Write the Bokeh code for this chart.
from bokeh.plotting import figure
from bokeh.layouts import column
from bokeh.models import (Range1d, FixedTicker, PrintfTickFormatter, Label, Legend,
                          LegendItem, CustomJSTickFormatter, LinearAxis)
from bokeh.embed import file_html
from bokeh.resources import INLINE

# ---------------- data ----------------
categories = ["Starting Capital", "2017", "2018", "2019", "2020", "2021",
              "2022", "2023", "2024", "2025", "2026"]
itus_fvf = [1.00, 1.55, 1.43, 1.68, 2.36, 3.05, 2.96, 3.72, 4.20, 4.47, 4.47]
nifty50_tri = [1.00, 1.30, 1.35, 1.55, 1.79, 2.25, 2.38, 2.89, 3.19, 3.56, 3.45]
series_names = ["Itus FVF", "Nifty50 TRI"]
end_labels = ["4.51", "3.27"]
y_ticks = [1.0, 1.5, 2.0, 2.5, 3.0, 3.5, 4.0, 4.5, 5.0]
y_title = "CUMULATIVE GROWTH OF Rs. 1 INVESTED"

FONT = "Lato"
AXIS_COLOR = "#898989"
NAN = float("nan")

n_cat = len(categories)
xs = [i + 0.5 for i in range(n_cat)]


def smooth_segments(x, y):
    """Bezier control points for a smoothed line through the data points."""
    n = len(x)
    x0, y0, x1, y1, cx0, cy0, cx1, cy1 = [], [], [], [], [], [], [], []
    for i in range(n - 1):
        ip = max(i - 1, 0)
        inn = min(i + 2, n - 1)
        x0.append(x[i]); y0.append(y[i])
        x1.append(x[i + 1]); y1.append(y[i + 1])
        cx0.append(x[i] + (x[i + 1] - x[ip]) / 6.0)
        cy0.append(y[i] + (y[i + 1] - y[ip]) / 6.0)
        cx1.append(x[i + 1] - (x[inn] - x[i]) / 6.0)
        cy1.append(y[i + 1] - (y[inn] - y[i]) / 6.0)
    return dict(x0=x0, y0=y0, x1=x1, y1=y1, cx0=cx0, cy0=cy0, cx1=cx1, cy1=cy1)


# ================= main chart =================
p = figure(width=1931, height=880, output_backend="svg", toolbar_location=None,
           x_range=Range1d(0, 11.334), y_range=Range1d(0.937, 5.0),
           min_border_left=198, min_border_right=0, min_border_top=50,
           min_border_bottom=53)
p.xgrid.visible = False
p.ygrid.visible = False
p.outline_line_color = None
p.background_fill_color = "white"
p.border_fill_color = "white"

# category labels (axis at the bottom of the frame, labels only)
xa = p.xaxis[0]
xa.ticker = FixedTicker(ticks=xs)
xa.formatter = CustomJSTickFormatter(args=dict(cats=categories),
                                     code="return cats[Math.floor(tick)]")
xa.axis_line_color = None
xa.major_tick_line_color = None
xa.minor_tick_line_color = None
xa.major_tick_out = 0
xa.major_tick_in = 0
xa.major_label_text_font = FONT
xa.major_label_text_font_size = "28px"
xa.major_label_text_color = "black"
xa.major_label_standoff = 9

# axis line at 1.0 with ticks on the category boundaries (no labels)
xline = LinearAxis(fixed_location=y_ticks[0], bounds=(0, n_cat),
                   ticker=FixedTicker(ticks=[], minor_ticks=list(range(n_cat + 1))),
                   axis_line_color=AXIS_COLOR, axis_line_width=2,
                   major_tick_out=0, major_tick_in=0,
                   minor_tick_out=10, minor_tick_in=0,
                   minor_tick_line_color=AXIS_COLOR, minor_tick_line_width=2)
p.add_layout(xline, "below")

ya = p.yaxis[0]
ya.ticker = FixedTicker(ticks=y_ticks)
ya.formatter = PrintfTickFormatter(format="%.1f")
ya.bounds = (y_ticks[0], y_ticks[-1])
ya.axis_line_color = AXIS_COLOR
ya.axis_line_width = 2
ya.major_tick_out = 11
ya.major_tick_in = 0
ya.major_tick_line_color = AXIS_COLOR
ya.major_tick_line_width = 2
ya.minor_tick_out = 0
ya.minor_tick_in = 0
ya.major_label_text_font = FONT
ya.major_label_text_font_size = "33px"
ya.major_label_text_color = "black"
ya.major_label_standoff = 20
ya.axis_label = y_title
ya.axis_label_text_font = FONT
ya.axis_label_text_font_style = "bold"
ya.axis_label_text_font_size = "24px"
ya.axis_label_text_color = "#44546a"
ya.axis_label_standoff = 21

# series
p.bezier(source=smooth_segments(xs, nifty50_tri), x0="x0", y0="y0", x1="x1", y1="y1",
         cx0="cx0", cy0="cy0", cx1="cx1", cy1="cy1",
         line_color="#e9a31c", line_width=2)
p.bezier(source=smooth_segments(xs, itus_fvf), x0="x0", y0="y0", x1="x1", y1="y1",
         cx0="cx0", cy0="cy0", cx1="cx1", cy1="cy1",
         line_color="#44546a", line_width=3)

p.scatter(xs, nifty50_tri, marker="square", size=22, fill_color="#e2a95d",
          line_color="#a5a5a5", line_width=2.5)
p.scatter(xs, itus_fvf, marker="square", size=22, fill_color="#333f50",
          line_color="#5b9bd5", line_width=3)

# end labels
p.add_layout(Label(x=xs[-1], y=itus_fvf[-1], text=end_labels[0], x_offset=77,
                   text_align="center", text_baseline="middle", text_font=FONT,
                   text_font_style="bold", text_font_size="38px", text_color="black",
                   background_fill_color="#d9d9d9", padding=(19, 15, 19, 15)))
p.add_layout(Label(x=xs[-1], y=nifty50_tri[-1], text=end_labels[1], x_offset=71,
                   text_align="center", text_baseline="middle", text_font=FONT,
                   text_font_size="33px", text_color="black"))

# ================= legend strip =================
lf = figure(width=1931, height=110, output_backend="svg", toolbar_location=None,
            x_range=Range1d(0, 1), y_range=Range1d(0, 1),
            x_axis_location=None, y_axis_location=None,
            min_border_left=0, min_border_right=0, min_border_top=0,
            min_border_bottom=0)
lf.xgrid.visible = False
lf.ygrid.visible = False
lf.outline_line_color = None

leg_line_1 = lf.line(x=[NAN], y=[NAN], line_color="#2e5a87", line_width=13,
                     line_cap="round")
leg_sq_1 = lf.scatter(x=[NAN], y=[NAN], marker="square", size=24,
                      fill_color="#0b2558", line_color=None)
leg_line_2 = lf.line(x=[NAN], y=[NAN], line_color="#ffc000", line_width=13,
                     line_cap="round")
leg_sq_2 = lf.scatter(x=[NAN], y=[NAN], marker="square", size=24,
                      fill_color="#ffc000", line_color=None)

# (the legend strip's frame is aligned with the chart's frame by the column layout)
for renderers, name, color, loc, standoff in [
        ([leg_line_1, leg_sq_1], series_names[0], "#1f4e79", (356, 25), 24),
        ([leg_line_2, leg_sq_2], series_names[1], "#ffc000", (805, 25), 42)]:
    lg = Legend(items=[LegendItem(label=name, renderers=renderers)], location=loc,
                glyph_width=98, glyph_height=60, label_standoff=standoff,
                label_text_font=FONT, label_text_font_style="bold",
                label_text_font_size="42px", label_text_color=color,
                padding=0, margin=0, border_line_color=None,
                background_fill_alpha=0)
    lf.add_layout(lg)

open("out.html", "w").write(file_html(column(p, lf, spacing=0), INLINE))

■ ■ ■ ■ ■

• **Goal of the exercise**:
Retype all of the material above with every character intact.

• **Right answer**:
Write the Bokeh code for this chart.
from bokeh.plotting import figure
from bokeh.layouts import column
from bokeh.models import (Range1d, FixedTicker, PrintfTickFormatter, Label, Legend,
                          LegendItem, CustomJSTickFormatter, LinearAxis)
from bokeh.embed import file_html
from bokeh.resources import INLINE

# ---------------- data ----------------
categories = ["Starting Capital", "2017", "2018", "2019", "2020", "2021",
              "2022", "2023", "2024", "2025", "2026"]
itus_fvf = [1.00, 1.55, 1.43, 1.68, 2.36, 3.05, 2.96, 3.72, 4.20, 4.47, 4.47]
nifty50_tri = [1.00, 1.30, 1.35, 1.55, 1.79, 2.25, 2.38, 2.89, 3.19, 3.56, 3.45]
series_names = ["Itus FVF", "Nifty50 TRI"]
end_labels = ["4.51", "3.27"]
y_ticks = [1.0, 1.5, 2.0, 2.5, 3.0, 3.5, 4.0, 4.5, 5.0]
y_title = "CUMULATIVE GROWTH OF Rs. 1 INVESTED"

FONT = "Lato"
AXIS_COLOR = "#898989"
NAN = float("nan")

n_cat = len(categories)
xs = [i + 0.5 for i in range(n_cat)]


def smooth_segments(x, y):
    """Bezier control points for a smoothed line through the data points."""
    n = len(x)
    x0, y0, x1, y1, cx0, cy0, cx1, cy1 = [], [], [], [], [], [], [], []
    for i in range(n - 1):
        ip = max(i - 1, 0)
        inn = min(i + 2, n - 1)
        x0.append(x[i]); y0.append(y[i])
        x1.append(x[i + 1]); y1.append(y[i + 1])
        cx0.append(x[i] + (x[i + 1] - x[ip]) / 6.0)
        cy0.append(y[i] + (y[i + 1] - y[ip]) / 6.0)
        cx1.append(x[i + 1] - (x[inn] - x[i]) / 6.0)
        cy1.append(y[i + 1] - (y[inn] - y[i]) / 6.0)
    return dict(x0=x0, y0=y0, x1=x1, y1=y1, cx0=cx0, cy0=cy0, cx1=cx1, cy1=cy1)


# ================= main chart =================
p = figure(width=1931, height=880, output_backend="svg", toolbar_location=None,
           x_range=Range1d(0, 11.334), y_range=Range1d(0.937, 5.0),
           min_border_left=198, min_border_right=0, min_border_top=50,
           min_border_bottom=53)
p.xgrid.visible = False
p.ygrid.visible = False
p.outline_line_color = None
p.background_fill_color = "white"
p.border_fill_color = "white"

# category labels (axis at the bottom of the frame, labels only)
xa = p.xaxis[0]
xa.ticker = FixedTicker(ticks=xs)
xa.formatter = CustomJSTickFormatter(args=dict(cats=categories),
                                     code="return cats[Math.floor(tick)]")
xa.axis_line_color = None
xa.major_tick_line_color = None
xa.minor_tick_line_color = None
xa.major_tick_out = 0
xa.major_tick_in = 0
xa.major_label_text_font = FONT
xa.major_label_text_font_size = "28px"
xa.major_label_text_color = "black"
xa.major_label_standoff = 9

# axis line at 1.0 with ticks on the category boundaries (no labels)
xline = LinearAxis(fixed_location=y_ticks[0], bounds=(0, n_cat),
                   ticker=FixedTicker(ticks=[], minor_ticks=list(range(n_cat + 1))),
                   axis_line_color=AXIS_COLOR, axis_line_width=2,
                   major_tick_out=0, major_tick_in=0,
                   minor_tick_out=10, minor_tick_in=0,
                   minor_tick_line_color=AXIS_COLOR, minor_tick_line_width=2)
p.add_layout(xline, "below")

ya = p.yaxis[0]
ya.ticker = FixedTicker(ticks=y_ticks)
ya.formatter = PrintfTickFormatter(format="%.1f")
ya.bounds = (y_ticks[0], y_ticks[-1])
ya.axis_line_color = AXIS_COLOR
ya.axis_line_width = 2
ya.major_tick_out = 11
ya.major_tick_in = 0
ya.major_tick_line_color = AXIS_COLOR
ya.major_tick_line_width = 2
ya.minor_tick_out = 0
ya.minor_tick_in = 0
ya.major_label_text_font = FONT
ya.major_label_text_font_size = "33px"
ya.major_label_text_color = "black"
ya.major_label_standoff = 20
ya.axis_label = y_title
ya.axis_label_text_font = FONT
ya.axis_label_text_font_style = "bold"
ya.axis_label_text_font_size = "24px"
ya.axis_label_text_color = "#44546a"
ya.axis_label_standoff = 21

# series
p.bezier(source=smooth_segments(xs, nifty50_tri), x0="x0", y0="y0", x1="x1", y1="y1",
         cx0="cx0", cy0="cy0", cx1="cx1", cy1="cy1",
         line_color="#e9a31c", line_width=2)
p.bezier(source=smooth_segments(xs, itus_fvf), x0="x0", y0="y0", x1="x1", y1="y1",
         cx0="cx0", cy0="cy0", cx1="cx1", cy1="cy1",
         line_color="#44546a", line_width=3)

p.scatter(xs, nifty50_tri, marker="square", size=22, fill_color="#e2a95d",
          line_color="#a5a5a5", line_width=2.5)
p.scatter(xs, itus_fvf, marker="square", size=22, fill_color="#333f50",
          line_color="#5b9bd5", line_width=3)

# end labels
p.add_layout(Label(x=xs[-1], y=itus_fvf[-1], text=end_labels[0], x_offset=77,
                   text_align="center", text_baseline="middle", text_font=FONT,
                   text_font_style="bold", text_font_size="38px", text_color="black",
                   background_fill_color="#d9d9d9", padding=(19, 15, 19, 15)))
p.add_layout(Label(x=xs[-1], y=nifty50_tri[-1], text=end_labels[1], x_offset=71,
                   text_align="center", text_baseline="middle", text_font=FONT,
                   text_font_size="33px", text_color="black"))

# ================= legend strip =================
lf = figure(width=1931, height=110, output_backend="svg", toolbar_location=None,
            x_range=Range1d(0, 1), y_range=Range1d(0, 1),
            x_axis_location=None, y_axis_location=None,
            min_border_left=0, min_border_right=0, min_border_top=0,
            min_border_bottom=0)
lf.xgrid.visible = False
lf.ygrid.visible = False
lf.outline_line_color = None

leg_line_1 = lf.line(x=[NAN], y=[NAN], line_color="#2e5a87", line_width=13,
                     line_cap="round")
leg_sq_1 = lf.scatter(x=[NAN], y=[NAN], marker="square", size=24,
                      fill_color="#0b2558", line_color=None)
leg_line_2 = lf.line(x=[NAN], y=[NAN], line_color="#ffc000", line_width=13,
                     line_cap="round")
leg_sq_2 = lf.scatter(x=[NAN], y=[NAN], marker="square", size=24,
                      fill_color="#ffc000", line_color=None)

# (the legend strip's frame is aligned with the chart's frame by the column layout)
for renderers, name, color, loc, standoff in [
        ([leg_line_1, leg_sq_1], series_names[0], "#1f4e79", (356, 25), 24),
        ([leg_line_2, leg_sq_2], series_names[1], "#ffc000", (805, 25), 42)]:
    lg = Legend(items=[LegendItem(label=name, renderers=renderers)], location=loc,
                glyph_width=98, glyph_height=60, label_standoff=standoff,
                label_text_font=FONT, label_text_font_style="bold",
                label_text_font_size="42px", label_text_color=color,
                padding=0, margin=0, border_line_color=None,
                background_fill_alpha=0)
    lf.add_layout(lg)

open("out.html", "w").write(file_html(column(p, lf, spacing=0), INLINE))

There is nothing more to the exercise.